Adam is God’s son (see Luke 3:38); by implication, Eve is God’s daughter. In fact, the rabbis thought of God as Eve’s father, preparing her for marriage to his son, Adam (Leila Leah Bronner, From Eve to Esther: Rabbinic Reconstructions of Biblical Women). In the Old Testament, daughter is a sub-category of son. And perhaps this is why Paul felt free to adapt the promise of 2 Samuel 7:14 (“I will be to him a father and he shall be to me a son”) to read “and I will be a father to you, and you shall be sons and daughters to me, says the Lord Almighty” (2 Corinthians 6:18). 

Whether male or female, we are all “sons of God” by creation, God’s “offspring,” as Paul told the Athenians (Acts 17: 28–29). Paul’s point in Galatians 3 is that those who believe in Christ are also “sons of God” by adoption, whether male or female.

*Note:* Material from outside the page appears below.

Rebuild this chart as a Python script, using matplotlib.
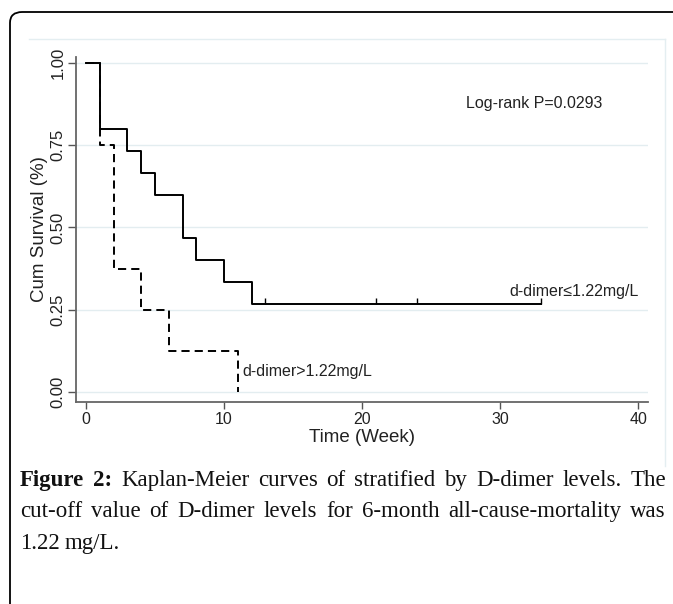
import matplotlib
matplotlib.use('Agg')
import matplotlib.pyplot as plt
from matplotlib.patches import FancyBboxPatch
from matplotlib.lines import Line2D

# Kaplan-Meier steps
low_time = [0, 1, 3, 4, 5, 7, 8, 10, 12, 33]
low_surv = [1.0, 0.800, 0.733, 0.667, 0.600, 0.467, 0.400, 0.333, 0.267, 0.267]
low_censor_time = [13, 21, 24, 33]
low_censor_surv = [0.267, 0.267, 0.267, 0.267]

high_time = [0, 1, 2, 4, 6, 11]
high_surv = [1.0, 0.750, 0.375, 0.250, 0.125, 0.0]

x_ticks = [0, 10, 20, 30, 40]
y_ticks = [0.0, 0.25, 0.50, 0.75, 1.00]
y_tick_labels = ['0.00', '0.25', '0.50', '0.75', '1.00']

caption_lines = [
    'Figure 2: Kaplan-Meier curves of stratified by D-dimer levels. The',
    'cut-off value of D-dimer levels for 6-month all-cause-mortality was',
    '1.22 mg/L.',
]

W, H = 673, 604
fig = plt.figure(figsize=(W / 100, H / 100), dpi=100)
plt.rcParams['font.family'] = ['Liberation Sans', 'DejaVu Sans']


def fx(px):
    return px / W


def fy(py):
    return 1 - py / H


# outer rounded frame (runs off the right and bottom edges)
frame = FancyBboxPatch((fx(10), fy(700)), fx(760), fy(12) - fy(700),
                       boxstyle='round,pad=0,rounding_size=0.018',
                       transform=fig.transFigure, fill=False,
                       edgecolor='black', linewidth=1.3)
fig.patches.append(frame)

# faint graph-region border (top and right)
fig.add_artist(Line2D([fx(29), fx(665)], [fy(39), fy(39)], color='#e4eef1', lw=1))
fig.add_artist(Line2D([fx(665), fx(665)], [fy(39), fy(466)], color='#e4eef1', lw=1))

ax = fig.add_axes([fx(76), fy(402), fx(648) - fx(76), fy(57) - fy(402)])

ax.step(low_time, low_surv, where='post', color='black', lw=1.4)
ax.step(high_time, high_surv, where='post', color='black', lw=1.4,
        linestyle=(0, (4.2, 2.6)))
ax.plot(low_censor_time, low_censor_surv, linestyle='none', color='black',
        marker=[(0, 0), (0, 1)], markersize=9, markeredgewidth=1.0)

ax.text(27.5, 0.878, 'Log-rank P=0.0293', fontsize=11.5, va='center', color='#222222')
ax.text(30.7, 0.304, 'd-dimer\u22641.22mg/L', fontsize=11.5, va='center', color='#222222')
ax.text(11.3, 0.063, 'd-dimer>1.22mg/L', fontsize=11.5, va='center', color='#222222')

ax.set_xlim(-0.725, 40.72)
ax.set_ylim(-0.0304, 1.018)
ax.set_xticks(x_ticks)
ax.set_yticks(y_ticks)
ax.set_yticklabels(y_tick_labels, rotation=90, va='center')
ax.tick_params(axis='x', labelsize=11.5, length=5, width=1, color='#555555',
               labelcolor='#222222', pad=2)
ax.tick_params(axis='y', labelsize=12, length=6, width=1, color='#555555',
               labelcolor='#222222', pad=1.5)

ax.yaxis.grid(True, color='#e3edf0', lw=1)
ax.set_axisbelow(True)
for s in ['top', 'right']:
    ax.spines[s].set_visible(False)
for s in ['left', 'bottom']:
    ax.spines[s].set_color('#666666')
    ax.spines[s].set_linewidth(1.3)

ax.set_xlabel('Time (Week)', fontsize=13.5, color='#222222', labelpad=2)
ax.set_ylabel('Cum Survival (%)', fontsize=13.5, color='#222222')
ax.yaxis.set_label_coords((48 - 76) / 572, 0.5)

# caption, justified word by word
renderer = fig.canvas.get_renderer()
baselines = [486, 517, 549]
x0, x1 = 20, 666
for i, line in enumerate(caption_lines):
    words = line.split(' ')
    texts = []
    for j, w in enumerate(words):
        bold = (i == 0 and j < 2)
        t = fig.text(0, fy(baselines[i]), w, fontsize=16.5, family='Liberation Serif',
                     weight='bold' if bold else 'normal', va='baseline', color='#111111')
        texts.append(t)
    widths = [t.get_window_extent(renderer).width for t in texts]
    if i < len(caption_lines) - 1:
        gap = (x1 - x0 - sum(widths)) / (len(words) - 1)
    else:
        gap = 5
    x = x0
    for t, wd in zip(texts, widths):
        t.set_x(fx(x))
        x += wd + gap

fig.savefig('out.png', dpi=100)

But the mistake of the feminists is to assume that this gospel makes us a sort of new unisex race, where male and female have become irrelevant. Yet it’s quite the opposite. God created adam male and female in order to be husband and wife, because he always had the gospel in mind. That’s why Paul returned again and again to creation as the ground of his teaching about marriage and church office. Paul championed our new freedom in Christ, but with all that freedom, he wanted the church to also hold onto marriage as a picture of Christ and the church (see Ephesians 5:32). From the beginning, marriage had a gospel purpose.

And that’s why egalitarianism ultimately undermines the gospel.